There I was, standing at my locker putting back one book or another or maybe reaching for my sack lunch when a member of the high school yearbook staff came walking up with a pen and pad in hand. "Filling out your profile" she says. "You know, for the yearbook."

"Okay," I responded, smiling goofily. This was a pretty girl I was talking to afterall, and mustering any kind of speech was a small miracle when one of them was looking at you.

"What do you want to know?" was the best I could manage next.

"What are you going to be, like, you know, after this?"

The question took me by surprise. I had never really given it any thought. I wanted to be the next Bob Petit, my favorite basketball player, but he was 6'9", so I figured I'd settle for being the next Bob Cousy.
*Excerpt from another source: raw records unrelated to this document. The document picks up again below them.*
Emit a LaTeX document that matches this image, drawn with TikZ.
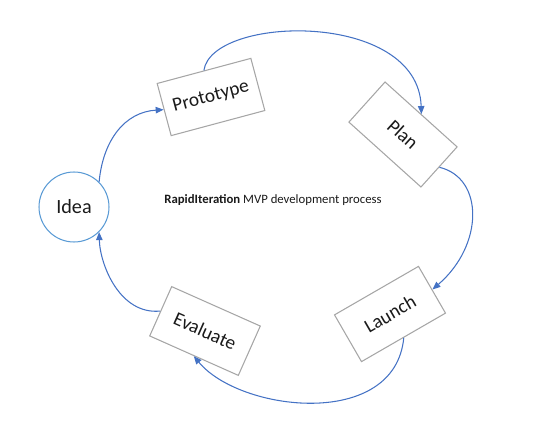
\documentclass[tikz,border=0pt]{standalone}
\usepackage{fontspec}
\setmainfont{Carlito}
\usetikzlibrary{positioning,arrows.meta}
\definecolor{Accent}{HTML}{4472C4}
\definecolor{Sky}{HTML}{5B9BD5}
\definecolor{Gray60}{HTML}{A6A6A6}
\definecolor{Black90}{HTML}{1A1A1A}

\begin{document}
\begin{tikzpicture}[x=0.02cm, y=-0.02cm,
  stage/.style={draw=Gray60, line width=0.6pt, fill=white, minimum width=1.94cm,
    minimum height=1.08cm, inner sep=0pt, text=Black90, font=\fontsize{11}{13}\selectfont},
  flow/.style={Accent, line width=0.6pt, -{Triangle[length=1.6mm, width=1.3mm]}}]
\useasboundingbox (0,0) rectangle (541,432);

% Start of the loop
\node[circle, draw=Sky, line width=0.6pt, minimum size=1.4cm, inner sep=0pt,
  text=Black90, font=\fontsize{11.5}{13}\selectfont] (idea) at (74,207) {Idea};

% Stages of the loop
\node[stage, rotate=15] (proto) at (211,97) {Prototype};
\node[stage, rotate=-42] (plan) at (403,134.5) {Plan};
\node[stage, rotate=30] (launch) at (390,314) {Launch};
\node[stage, rotate=-24] (eval) at (205,331) {Evaluate};

% Caption in the middle
\node[text=Black90, font=\fontsize{7.25}{9}\selectfont] (caption) at (273,200)
  {\textbf{RapidIteration} MVP development process};

% Loop arrows
\draw[flow] (idea.45) .. controls (103,140) and (125,112) .. (proto.west);
\draw[flow] (proto.north) .. controls (212,15) and (418,10) .. (plan.north);
\draw[flow] (plan.east) .. controls (484,178) and (484,245) .. (launch.east);
\draw[flow] (launch.south) .. controls (395,430) and (240,412) .. (eval.south);
\draw[flow] (eval.west) .. controls (120,315) and (100,265) .. (idea.-45);
\end{tikzpicture}
\end{document}
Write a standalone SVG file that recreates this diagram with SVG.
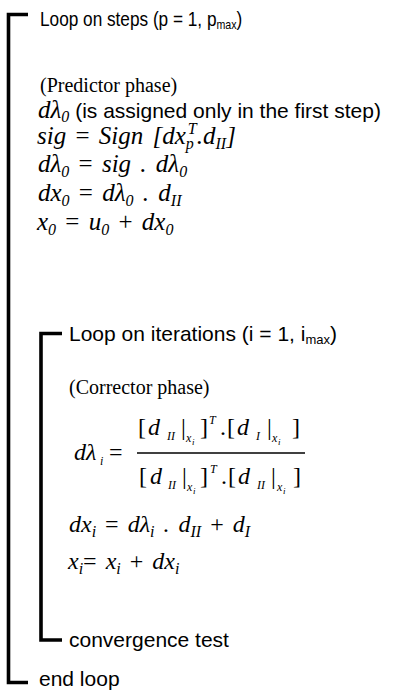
<svg xmlns="http://www.w3.org/2000/svg" width="398" height="691" viewBox="0 0 398 691">
<style>
.ar{font-family:"Liberation Sans",Arial,sans-serif;font-size:21px;fill:#000;font-style:normal;word-spacing:0}
.tr{font-family:"Liberation Serif","Times New Roman",serif;font-size:20px;fill:#000}
.m{font-family:"Liberation Serif","Times New Roman",serif;font-size:25px;font-style:italic;fill:#000;word-spacing:3px}
.m2{font-family:"Liberation Serif","Times New Roman",serif;font-size:24px;font-style:italic;fill:#000;word-spacing:3px}
.f{font-family:"Liberation Serif","Times New Roman",serif;font-size:24px;font-style:italic;fill:#000}
.n{font-style:normal}
.s{font-size:16px}
.ss{font-size:12px}
.sss{font-size:9px}
.br{fill:none;stroke:#000;stroke-width:3.6;stroke-linejoin:miter;stroke-linecap:butt}
</style>
<rect width="398" height="691" fill="#fff"/>
<g id="connectors">
  <path class="br" d="M28,14.5 H8.5 V682.5 H28"/>
  <path class="br" d="M62,333.5 H41 V640 H62"/>
  <line x1="137" y1="453" x2="305" y2="453" stroke="#000" stroke-width="1.3"/>
</g>
<g id="outer-loop-header">
  <text class="ar" transform="translate(40,26) scale(0.82,1)">Loop on steps (p = 1, p<tspan font-size="13" dy="3">max</tspan><tspan dy="-3">)</tspan></text>
</g>
<g id="predictor">
  <text class="tr" x="40" y="92">(Predictor phase)</text>
  <text class="m" x="38" y="118">dλ<tspan class="s" dy="4">0</tspan><tspan class="ar" dy="-4"> (is assigned only in the first step)</tspan></text>
  <text class="m" x="37" y="144">sig <tspan class="n">=</tspan> Sign [dx<tspan class="s" dy="5">p</tspan><tspan class="s" dx="-6" dy="-15">T</tspan><tspan dy="10">.d</tspan><tspan class="s" dy="5">II</tspan><tspan dy="-5">]</tspan></text>
  <text class="m" x="38" y="172">dλ<tspan class="s" dy="5">0</tspan><tspan class="n" dy="-5"> = </tspan>sig . dλ<tspan class="s" dy="5">0</tspan></text>
  <text class="m" x="38" y="201">dx<tspan class="s" dy="5">0</tspan><tspan class="n" dy="-5"> = </tspan>dλ<tspan class="s" dy="5">0</tspan><tspan dy="-5"> . d</tspan><tspan class="s" dy="5">II</tspan></text>
  <text class="m" x="37" y="230">x<tspan class="s" dy="5">0</tspan><tspan class="n" dy="-5"> = </tspan>u<tspan class="s" dy="5">0</tspan><tspan class="n" dy="-5"> + </tspan>dx<tspan class="s" dy="5">0</tspan></text>
</g>
<g id="inner-loop-header">
  <text class="ar" x="69" y="341">Loop on iterations (i = 1, i<tspan font-size="13" dy="3">max</tspan><tspan dy="-3">)</tspan></text>
</g>
<g id="corrector">
  <text class="tr" x="69" y="394">(Corrector phase)</text>
  <g id="fraction">
    <text class="f" x="74" y="460">dλ</text>
    <text class="f ss" x="100" y="465">i</text>
    <text class="f n" x="109" y="460">=</text>
    <text class="f n" x="138" y="435">[</text>
    <text class="f" x="148" y="435">d</text>
    <text class="f ss" x="167" y="440">II</text>
    <text class="f n" x="181" y="435">|</text>
    <text class="f ss" x="186" y="442">x</text>
    <text class="f sss" x="192" y="445">i</text>
    <text class="f n" x="200" y="435">]</text>
    <text class="f ss" x="209" y="424">T</text>
    <text class="f n" x="220" y="435">.</text>
    <text class="f n" x="227" y="435">[</text>
    <text class="f" x="237" y="435">d</text>
    <text class="f ss" x="256" y="440">I</text>
    <text class="f n" x="267" y="435">|</text>
    <text class="f ss" x="272" y="442">x</text>
    <text class="f sss" x="278" y="445">i</text>
    <text class="f n" x="292" y="435">]</text>
    <text class="f n" x="139" y="484">[</text>
    <text class="f" x="150" y="484">d</text>
    <text class="f ss" x="168" y="489">II</text>
    <text class="f n" x="182" y="484">|</text>
    <text class="f ss" x="187" y="491">x</text>
    <text class="f sss" x="193" y="494">i</text>
    <text class="f n" x="200" y="484">]</text>
    <text class="f ss" x="210" y="473">T</text>
    <text class="f n" x="221" y="484">.</text>
    <text class="f n" x="228" y="484">[</text>
    <text class="f" x="238" y="484">d</text>
    <text class="f ss" x="257" y="489">II</text>
    <text class="f n" x="271" y="484">|</text>
    <text class="f ss" x="277" y="491">x</text>
    <text class="f sss" x="283" y="494">i</text>
    <text class="f n" x="293" y="484">]</text>
  </g>
  <text class="m2" x="69" y="532">dx<tspan class="s" dy="5">i</tspan><tspan class="n" dy="-5"> = </tspan>dλ<tspan class="s" dy="5">i</tspan><tspan dy="-5"> . d</tspan><tspan class="s" dy="5">II</tspan><tspan class="n" dy="-5"> + </tspan>d<tspan class="s" dy="5">I</tspan></text>
  <text class="m2" x="68" y="569">x<tspan class="s" dy="5">i</tspan><tspan class="n" dy="-5">= </tspan>x<tspan class="s" dy="5">i</tspan><tspan class="n" dy="-5"> + </tspan>dx<tspan class="s" dy="5">i</tspan></text>
</g>
<g id="inner-loop-end">
  <text class="ar" x="69" y="647">convergence test</text>
</g>
<g id="outer-loop-end">
  <text class="ar" x="39" y="686">end loop</text>
</g>
</svg>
That wasn't the kind of thing you would say out loud though and you definetly didn't want it under your picture in the yearbook. Your buddies would razz you to death. I just stood there kind of blank, not knowing what to say, looking, I'm sure, like the dunce I was certain this real smart girl in front of me thought I was. And then the bell rang giving my sports crazed mind the instant realization that I was saved by it. I bolted for my next class.

"Hey," the yearbook journalist hollered after me, "You gotta give me something."

"Put down" I shouted back. " Put down... writer." It was the smartest thing I could think of.

Well I never did become the next Bob Cousy. Turns out I needed a few more inches of height, about 20 more pounds of weight and a lot better left hand dribble. I could shoot with him though. And I never really wrote much for money, either, just a little here and there. There seldom seemed enough time. What I am certain of now though, certain as death, taxes and my jump shot, is that the reason I'm sitting here putting one word after another on a daily basis, dates back to that impromptu, out of the blue moment back in the halls of LHS. When I go back in my time machine, I'm going to shout, "Rock Star" or "Movie Star" or, wait, I've got it... "Pro Golfer."

That's all for today. I've got to go work on my left hand dribble.